Problem details:
Write out the full listing exactly as given, minus the images.

Raw data:
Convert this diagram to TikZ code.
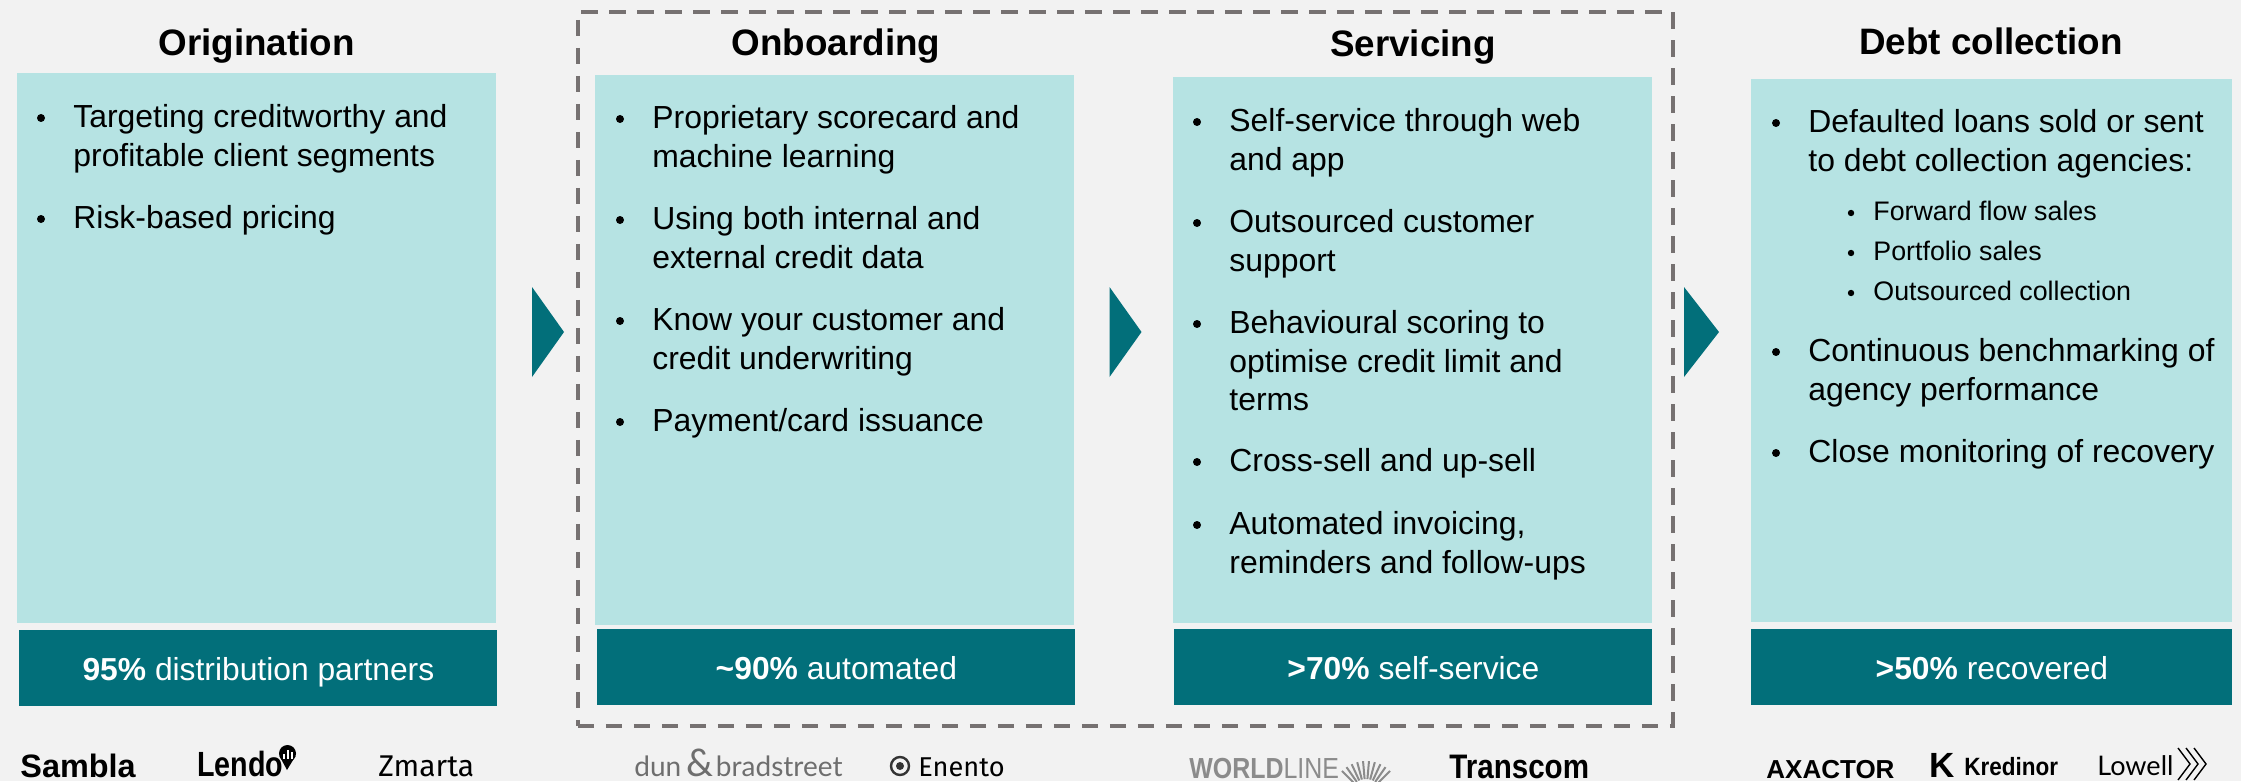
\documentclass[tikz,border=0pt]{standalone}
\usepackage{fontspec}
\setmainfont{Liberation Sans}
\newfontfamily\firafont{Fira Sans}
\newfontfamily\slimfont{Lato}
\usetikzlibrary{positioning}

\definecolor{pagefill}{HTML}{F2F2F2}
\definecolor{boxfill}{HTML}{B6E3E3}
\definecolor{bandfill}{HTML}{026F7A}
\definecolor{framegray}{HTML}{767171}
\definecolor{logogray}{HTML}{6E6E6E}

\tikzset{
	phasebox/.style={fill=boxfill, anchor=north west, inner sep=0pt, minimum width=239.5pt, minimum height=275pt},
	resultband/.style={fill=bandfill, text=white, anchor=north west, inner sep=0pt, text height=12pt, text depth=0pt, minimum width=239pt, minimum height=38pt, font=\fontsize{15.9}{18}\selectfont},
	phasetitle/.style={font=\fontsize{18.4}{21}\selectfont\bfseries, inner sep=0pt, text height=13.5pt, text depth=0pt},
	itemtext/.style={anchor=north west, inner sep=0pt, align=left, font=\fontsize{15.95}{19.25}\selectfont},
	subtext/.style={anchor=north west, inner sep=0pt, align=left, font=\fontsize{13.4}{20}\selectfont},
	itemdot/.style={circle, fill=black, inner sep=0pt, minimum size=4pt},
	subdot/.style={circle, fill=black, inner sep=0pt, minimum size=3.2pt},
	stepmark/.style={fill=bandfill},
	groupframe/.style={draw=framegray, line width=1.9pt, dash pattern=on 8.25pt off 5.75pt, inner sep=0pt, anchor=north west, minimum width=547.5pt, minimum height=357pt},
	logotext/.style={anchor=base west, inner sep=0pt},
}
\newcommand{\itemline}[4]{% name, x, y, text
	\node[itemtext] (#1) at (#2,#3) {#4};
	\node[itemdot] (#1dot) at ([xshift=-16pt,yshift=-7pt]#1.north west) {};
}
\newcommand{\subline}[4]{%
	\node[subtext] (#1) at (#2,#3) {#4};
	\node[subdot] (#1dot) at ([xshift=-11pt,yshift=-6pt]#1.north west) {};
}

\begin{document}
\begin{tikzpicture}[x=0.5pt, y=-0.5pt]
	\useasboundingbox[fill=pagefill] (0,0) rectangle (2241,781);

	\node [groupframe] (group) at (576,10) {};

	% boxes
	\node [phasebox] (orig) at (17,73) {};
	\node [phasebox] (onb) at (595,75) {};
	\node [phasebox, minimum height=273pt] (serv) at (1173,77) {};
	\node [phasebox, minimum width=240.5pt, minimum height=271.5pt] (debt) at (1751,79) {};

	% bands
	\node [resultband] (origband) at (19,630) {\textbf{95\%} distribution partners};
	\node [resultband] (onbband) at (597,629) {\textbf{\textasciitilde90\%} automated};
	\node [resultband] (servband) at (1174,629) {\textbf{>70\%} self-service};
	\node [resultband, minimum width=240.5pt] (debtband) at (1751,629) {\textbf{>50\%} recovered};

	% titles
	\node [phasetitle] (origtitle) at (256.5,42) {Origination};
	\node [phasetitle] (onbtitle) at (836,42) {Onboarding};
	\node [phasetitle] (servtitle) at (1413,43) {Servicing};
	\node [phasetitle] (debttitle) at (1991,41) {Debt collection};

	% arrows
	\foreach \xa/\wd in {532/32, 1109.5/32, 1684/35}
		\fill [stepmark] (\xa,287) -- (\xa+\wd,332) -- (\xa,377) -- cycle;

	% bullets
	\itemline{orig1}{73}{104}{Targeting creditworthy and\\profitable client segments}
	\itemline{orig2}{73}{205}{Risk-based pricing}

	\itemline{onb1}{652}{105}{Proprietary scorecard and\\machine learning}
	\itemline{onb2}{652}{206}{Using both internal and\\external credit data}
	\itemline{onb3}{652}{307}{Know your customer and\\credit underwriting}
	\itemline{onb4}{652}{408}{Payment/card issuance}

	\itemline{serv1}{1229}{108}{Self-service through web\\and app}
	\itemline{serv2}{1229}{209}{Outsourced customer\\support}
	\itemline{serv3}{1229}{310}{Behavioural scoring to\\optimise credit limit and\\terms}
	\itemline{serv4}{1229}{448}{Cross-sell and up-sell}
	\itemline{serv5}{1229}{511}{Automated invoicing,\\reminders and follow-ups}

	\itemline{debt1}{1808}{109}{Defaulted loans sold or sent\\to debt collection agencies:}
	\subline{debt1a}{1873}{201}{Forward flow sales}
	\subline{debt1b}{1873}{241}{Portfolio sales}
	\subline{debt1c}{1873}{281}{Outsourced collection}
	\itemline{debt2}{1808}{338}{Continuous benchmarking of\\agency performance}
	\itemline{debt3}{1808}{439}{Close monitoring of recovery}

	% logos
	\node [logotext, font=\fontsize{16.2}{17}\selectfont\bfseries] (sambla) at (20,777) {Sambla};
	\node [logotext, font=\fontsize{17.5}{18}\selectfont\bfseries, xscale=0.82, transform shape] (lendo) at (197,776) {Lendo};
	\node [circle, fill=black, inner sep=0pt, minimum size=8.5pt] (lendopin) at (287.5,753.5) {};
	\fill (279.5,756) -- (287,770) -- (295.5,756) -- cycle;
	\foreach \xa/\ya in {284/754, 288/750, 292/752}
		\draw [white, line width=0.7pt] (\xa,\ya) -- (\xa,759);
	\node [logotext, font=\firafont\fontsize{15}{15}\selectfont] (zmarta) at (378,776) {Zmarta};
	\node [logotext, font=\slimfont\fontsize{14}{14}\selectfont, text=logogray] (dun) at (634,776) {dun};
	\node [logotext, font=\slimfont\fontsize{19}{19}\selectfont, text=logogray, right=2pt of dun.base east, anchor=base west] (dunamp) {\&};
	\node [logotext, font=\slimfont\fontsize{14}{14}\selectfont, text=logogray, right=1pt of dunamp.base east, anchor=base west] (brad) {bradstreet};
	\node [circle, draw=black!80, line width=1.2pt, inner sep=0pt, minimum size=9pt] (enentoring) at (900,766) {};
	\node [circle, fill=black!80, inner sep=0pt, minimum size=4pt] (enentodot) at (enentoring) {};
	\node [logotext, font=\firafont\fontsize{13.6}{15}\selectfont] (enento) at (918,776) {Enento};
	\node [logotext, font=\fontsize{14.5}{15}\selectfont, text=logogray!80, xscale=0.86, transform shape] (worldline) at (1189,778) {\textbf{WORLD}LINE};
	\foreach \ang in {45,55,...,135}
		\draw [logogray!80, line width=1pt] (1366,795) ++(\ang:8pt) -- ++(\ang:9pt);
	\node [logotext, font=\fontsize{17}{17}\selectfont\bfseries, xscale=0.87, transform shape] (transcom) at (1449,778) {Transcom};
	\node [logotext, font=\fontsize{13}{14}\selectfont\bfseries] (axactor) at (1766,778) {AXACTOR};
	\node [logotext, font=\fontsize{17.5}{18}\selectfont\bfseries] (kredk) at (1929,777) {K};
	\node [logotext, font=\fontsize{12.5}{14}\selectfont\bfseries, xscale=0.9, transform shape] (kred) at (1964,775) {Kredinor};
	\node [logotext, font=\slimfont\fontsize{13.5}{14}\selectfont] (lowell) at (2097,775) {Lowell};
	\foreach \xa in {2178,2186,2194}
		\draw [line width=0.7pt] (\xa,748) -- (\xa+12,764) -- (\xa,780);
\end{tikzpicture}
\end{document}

Task output:
Convert this diagram to TikZ code.
\documentclass[tikz,border=0pt]{standalone}
\usepackage{fontspec}
\setmainfont{Liberation Sans}
\newfontfamily\firafont{Fira Sans}
\newfontfamily\slimfont{Lato}
\usetikzlibrary{positioning}

\definecolor{pagefill}{HTML}{F2F2F2}
\definecolor{boxfill}{HTML}{B6E3E3}
\definecolor{bandfill}{HTML}{026F7A}
\definecolor{framegray}{HTML}{767171}
\definecolor{logogray}{HTML}{6E6E6E}

\tikzset{
	phasebox/.style={fill=boxfill, anchor=north west, inner sep=0pt, minimum width=239.5pt, minimum height=275pt},
	resultband/.style={fill=bandfill, text=white, anchor=north west, inner sep=0pt, text height=12pt, text depth=0pt, minimum width=239pt, minimum height=38pt, font=\fontsize{15.9}{18}\selectfont},
	phasetitle/.style={font=\fontsize{18.4}{21}\selectfont\bfseries, inner sep=0pt, text height=13.5pt, text depth=0pt},
	itemtext/.style={anchor=north west, inner sep=0pt, align=left, font=\fontsize{15.95}{19.25}\selectfont},
	subtext/.style={anchor=north west, inner sep=0pt, align=left, font=\fontsize{13.4}{20}\selectfont},
	itemdot/.style={circle, fill=black, inner sep=0pt, minimum size=4pt},
	subdot/.style={circle, fill=black, inner sep=0pt, minimum size=3.2pt},
	stepmark/.style={fill=bandfill},
	groupframe/.style={draw=framegray, line width=1.9pt, dash pattern=on 8.25pt off 5.75pt, inner sep=0pt, anchor=north west, minimum width=547.5pt, minimum height=357pt},
	logotext/.style={anchor=base west, inner sep=0pt},
}
\newcommand{\itemline}[4]{% name, x, y, text
	\node[itemtext] (#1) at (#2,#3) {#4};
	\node[itemdot] (#1dot) at ([xshift=-16pt,yshift=-7pt]#1.north west) {};
}
\newcommand{\subline}[4]{%
	\node[subtext] (#1) at (#2,#3) {#4};
	\node[subdot] (#1dot) at ([xshift=-11pt,yshift=-6pt]#1.north west) {};
}

\begin{document}
\begin{tikzpicture}[x=0.5pt, y=-0.5pt]
	\useasboundingbox[fill=pagefill] (0,0) rectangle (2241,781);

	\node [groupframe] (group) at (576,10) {};

	% boxes
	\node [phasebox] (orig) at (17,73) {};
	\node [phasebox] (onb) at (595,75) {};
	\node [phasebox, minimum height=273pt] (serv) at (1173,77) {};
	\node [phasebox, minimum width=240.5pt, minimum height=271.5pt] (debt) at (1751,79) {};

	% bands
	\node [resultband] (origband) at (19,630) {\textbf{95\%} distribution partners};
	\node [resultband] (onbband) at (597,629) {\textbf{\textasciitilde90\%} automated};
	\node [resultband] (servband) at (1174,629) {\textbf{>70\%} self-service};
	\node [resultband, minimum width=240.5pt] (debtband) at (1751,629) {\textbf{>50\%} recovered};

	% titles
	\node [phasetitle] (origtitle) at (256.5,42) {Origination};
	\node [phasetitle] (onbtitle) at (836,42) {Onboarding};
	\node [phasetitle] (servtitle) at (1413,43) {Servicing};
	\node [phasetitle] (debttitle) at (1991,41) {Debt collection};

	% arrows
	\foreach \xa/\wd in {532/32, 1109.5/32, 1684/35}
		\fill [stepmark] (\xa,287) -- (\xa+\wd,332) -- (\xa,377) -- cycle;

	% bullets
	\itemline{orig1}{73}{104}{Targeting creditworthy and\\profitable client segments}
	\itemline{orig2}{73}{205}{Risk-based pricing}

	\itemline{onb1}{652}{105}{Proprietary scorecard and\\machine learning}
	\itemline{onb2}{652}{206}{Using both internal and\\external credit data}
	\itemline{onb3}{652}{307}{Know your customer and\\credit underwriting}
	\itemline{onb4}{652}{408}{Payment/card issuance}

	\itemline{serv1}{1229}{108}{Self-service through web\\and app}
	\itemline{serv2}{1229}{209}{Outsourced customer\\support}
	\itemline{serv3}{1229}{310}{Behavioural scoring to\\optimise credit limit and\\terms}
	\itemline{serv4}{1229}{448}{Cross-sell and up-sell}
	\itemline{serv5}{1229}{511}{Automated invoicing,\\reminders and follow-ups}

	\itemline{debt1}{1808}{109}{Defaulted loans sold or sent\\to debt collection agencies:}
	\subline{debt1a}{1873}{201}{Forward flow sales}
	\subline{debt1b}{1873}{241}{Portfolio sales}
	\subline{debt1c}{1873}{281}{Outsourced collection}
	\itemline{debt2}{1808}{338}{Continuous benchmarking of\\agency performance}
	\itemline{debt3}{1808}{439}{Close monitoring of recovery}

	% logos
	\node [logotext, font=\fontsize{16.2}{17}\selectfont\bfseries] (sambla) at (20,777) {Sambla};
	\node [logotext, font=\fontsize{17.5}{18}\selectfont\bfseries, xscale=0.82, transform shape] (lendo) at (197,776) {Lendo};
	\node [circle, fill=black, inner sep=0pt, minimum size=8.5pt] (lendopin) at (287.5,753.5) {};
	\fill (279.5,756) -- (287,770) -- (295.5,756) -- cycle;
	\foreach \xa/\ya in {284/754, 288/750, 292/752}
		\draw [white, line width=0.7pt] (\xa,\ya) -- (\xa,759);
	\node [logotext, font=\firafont\fontsize{15}{15}\selectfont] (zmarta) at (378,776) {Zmarta};
	\node [logotext, font=\slimfont\fontsize{14}{14}\selectfont, text=logogray] (dun) at (634,776) {dun};
	\node [logotext, font=\slimfont\fontsize{19}{19}\selectfont, text=logogray, right=2pt of dun.base east, anchor=base west] (dunamp) {\&};
	\node [logotext, font=\slimfont\fontsize{14}{14}\selectfont, text=logogray, right=1pt of dunamp.base east, anchor=base west] (brad) {bradstreet};
	\node [circle, draw=black!80, line width=1.2pt, inner sep=0pt, minimum size=9pt] (enentoring) at (900,766) {};
	\node [circle, fill=black!80, inner sep=0pt, minimum size=4pt] (enentodot) at (enentoring) {};
	\node [logotext, font=\firafont\fontsize{13.6}{15}\selectfont] (enento) at (918,776) {Enento};
	\node [logotext, font=\fontsize{14.5}{15}\selectfont, text=logogray!80, xscale=0.86, transform shape] (worldline) at (1189,778) {\textbf{WORLD}LINE};
	\foreach \ang in {45,55,...,135}
		\draw [logogray!80, line width=1pt] (1366,795) ++(\ang:8pt) -- ++(\ang:9pt);
	\node [logotext, font=\fontsize{17}{17}\selectfont\bfseries, xscale=0.87, transform shape] (transcom) at (1449,778) {Transcom};
	\node [logotext, font=\fontsize{13}{14}\selectfont\bfseries] (axactor) at (1766,778) {AXACTOR};
	\node [logotext, font=\fontsize{17.5}{18}\selectfont\bfseries] (kredk) at (1929,777) {K};
	\node [logotext, font=\fontsize{12.5}{14}\selectfont\bfseries, xscale=0.9, transform shape] (kred) at (1964,775) {Kredinor};
	\node [logotext, font=\slimfont\fontsize{13.5}{14}\selectfont] (lowell) at (2097,775) {Lowell};
	\foreach \xa in {2178,2186,2194}
		\draw [line width=0.7pt] (\xa,748) -- (\xa+12,764) -- (\xa,780);
\end{tikzpicture}
\end{document}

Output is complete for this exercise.